◆ Data shown:
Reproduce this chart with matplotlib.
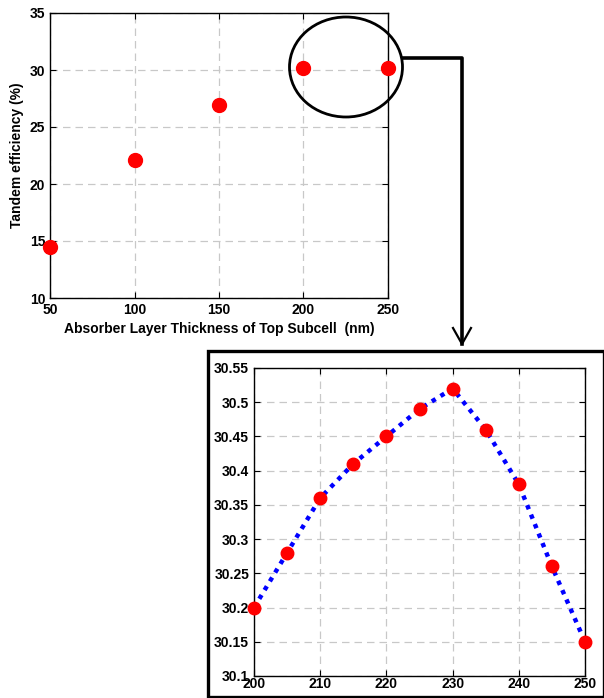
import matplotlib.pyplot as plt
from matplotlib.patches import Ellipse, Rectangle
from matplotlib.lines import Line2D

plt.rcParams['font.family'] = ['Liberation Sans', 'DejaVu Sans']
plt.rcParams['font.weight'] = 'bold'

# coarse scan
thickness = [50, 100, 150, 200, 250]
efficiency = [14.5, 22.1, 26.9, 30.2, 30.2]
main_xticks = [50, 100, 150, 200, 250]
main_yticks = [10, 15, 20, 25, 30, 35]

# fine scan (zoom)
fine_thickness = [200, 205, 210, 215, 220, 225, 230, 235, 240, 245, 250]
fine_efficiency = [30.20, 30.28, 30.36, 30.41, 30.45, 30.49, 30.52, 30.46, 30.38, 30.26, 30.15]
fine_xticks = [200, 210, 220, 230, 240, 250]
fine_yticks = [30.1, 30.15, 30.2, 30.25, 30.3, 30.35, 30.4, 30.45, 30.5, 30.55]
fine_ylabels = ['30.1', '30.15', '30.2', '30.25', '30.3', '30.35', '30.4', '30.45', '30.5', '30.55']

W, H = 604, 698
fig = plt.figure(figsize=(W / 100, H / 100), dpi=100)


def px_rect(x0, y0, x1, y1):
    return [x0 / W, 1 - y1 / H, (x1 - x0) / W, (y1 - y0) / H]


def fx(x):
    return x / W


def fy(y):
    return 1 - y / H


def style(ax):
    ax.grid(True, color='#c8c8c8', linestyle=(0, (6, 4)), linewidth=0.9)
    ax.set_axisbelow(True)
    ax.tick_params(direction='in', top=True, right=True, labelsize=10, length=4, width=0.8)
    for s in ax.spines.values():
        s.set_linewidth(1.0)
    for lbl in ax.get_xticklabels() + ax.get_yticklabels():
        lbl.set_fontweight('bold')


ax1 = fig.add_axes(px_rect(50, 13, 388, 298))
ax1.plot(thickness, efficiency, 'o', color='red', markersize=10, clip_on=False, zorder=5)
ax1.set_xlim(50, 250)
ax1.set_ylim(10, 35)
ax1.set_xticks(main_xticks)
ax1.set_yticks(main_yticks)
ax1.set_xlabel('Absorber Layer Thickness of Top Subcell  (nm)', fontsize=10, fontweight='bold', labelpad=4)
ax1.set_ylabel('Tandem efficiency (%)', fontsize=10, fontweight='bold', labelpad=4)
style(ax1)

ax2 = fig.add_axes(px_rect(254, 368, 585, 676))
ax2.plot(fine_thickness, fine_efficiency, color='blue', linestyle=(0, (1, 1.3)), linewidth=3.2, zorder=4)
ax2.plot(fine_thickness, fine_efficiency, 'o', color='red', markersize=9, clip_on=False, zorder=5)
ax2.set_xlim(200, 250)
ax2.set_ylim(30.1, 30.55)
ax2.set_xticks(fine_xticks)
ax2.set_yticks(fine_yticks)
ax2.set_yticklabels(fine_ylabels)
ax2.tick_params(axis='x', pad=1)
style(ax2)

# frame around zoomed plot
fig.add_artist(Rectangle((fx(208), fy(697)), fx(604) - fx(208), fy(351) - fy(697),
                         fill=False, edgecolor='black', linewidth=2.4, transform=fig.transFigure))

# ellipse marking the zoomed region
fig.add_artist(Ellipse((fx(346), fy(67)), fx(113), 100 / H, fill=False,
                       edgecolor='black', linewidth=2.0, transform=fig.transFigure, zorder=10))

# connector
fig.add_artist(Line2D([fx(403), fx(462), fx(462)], [fy(58), fy(58), fy(344)],
                      color='black', linewidth=2.6, transform=fig.transFigure))
fig.add_artist(Line2D([fx(453), fx(462), fx(471)], [fy(328), fy(344), fy(328)],
                      color='black', linewidth=1.6, transform=fig.transFigure))

fig.savefig('out.png', dpi=100)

◆ Prompt: Extract every line containing the string "matplotlib" from the material.

◆ The result:
Reproduce this chart with matplotlib.
import matplotlib.pyplot as plt
from matplotlib.patches import Ellipse, Rectangle
from matplotlib.lines import Line2D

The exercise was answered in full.